Il verso finale — “e quello spasmo, scossa senza fili, / che ha il nome di: lontano!” — è forse il culmine emotivo del testo. “Spasmo” è parola del corpo, è scossa involontaria, è qualcosa che interrompe, che vibra. È assenza che si sente come presenza dolorosa, come mancanza che attraversa il corpo. La “scossa senza fili” sembra anticipare immagini moderne, quasi elettriche, dove la comunicazione avviene senza contatto ma è ugualmente potente.

Quel “lontano!” finale, con il punto esclamativo isolato, è parola conclusiva e vertiginosa. È luogo dell’assenza, ma anche dell’aspirazione. È la distanza fisica ed emotiva, ma anche la dimensione in cui la poesia vive: fuori dal tempo e fuori dallo spazio, nello scarto tra ciò che è e ciò che non può più essere. La lontananza è anche ciò che resta quando tutto il resto è svanito.

Marina Cvetaeva ha spesso elaborato nella sua scrittura una poetica della separazione. La sua vita fu segnata da emigrazioni, lutti, esili, incomprensioni. In questi versi l’amarezza non cancella la dignità: anzi, la poetessa rivendica il valore della propria voce, pur consapevole della sua dimenticanza futura. È un grido sommesso, ma inconfondibile.

L’“amica coraggiosa” è un simbolo della poesia stessa: una forza luminosa, autentica, talvolta aspra, che non chiede riconoscimenti immediati, ma che continua a parlare anche da lontano, anche da dimenticata.

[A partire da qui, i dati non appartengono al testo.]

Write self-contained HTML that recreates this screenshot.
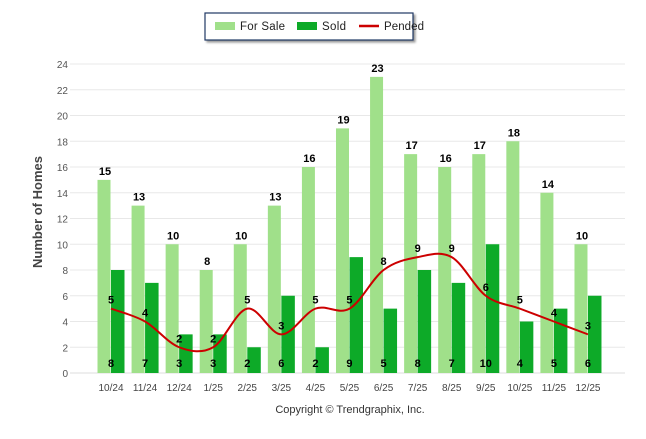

I versi di Indizi terrestri sono un testamento di consapevolezza e di fuoco, un lascito che Marina Cvetaeva ci affida con la forza e la vulnerabilità che solo i grandi poeti sanno coniugare. Leggere questa poesia oggi significa ritrovare “il suono dei suoi fraterni versi”, riconoscere “il dono della sua durezza”, e accogliere quella scossa che ha nome “lontano” come un richiamo alla memoria, alla profondità, alla verità del sentire. E significa, soprattutto, non dimenticare.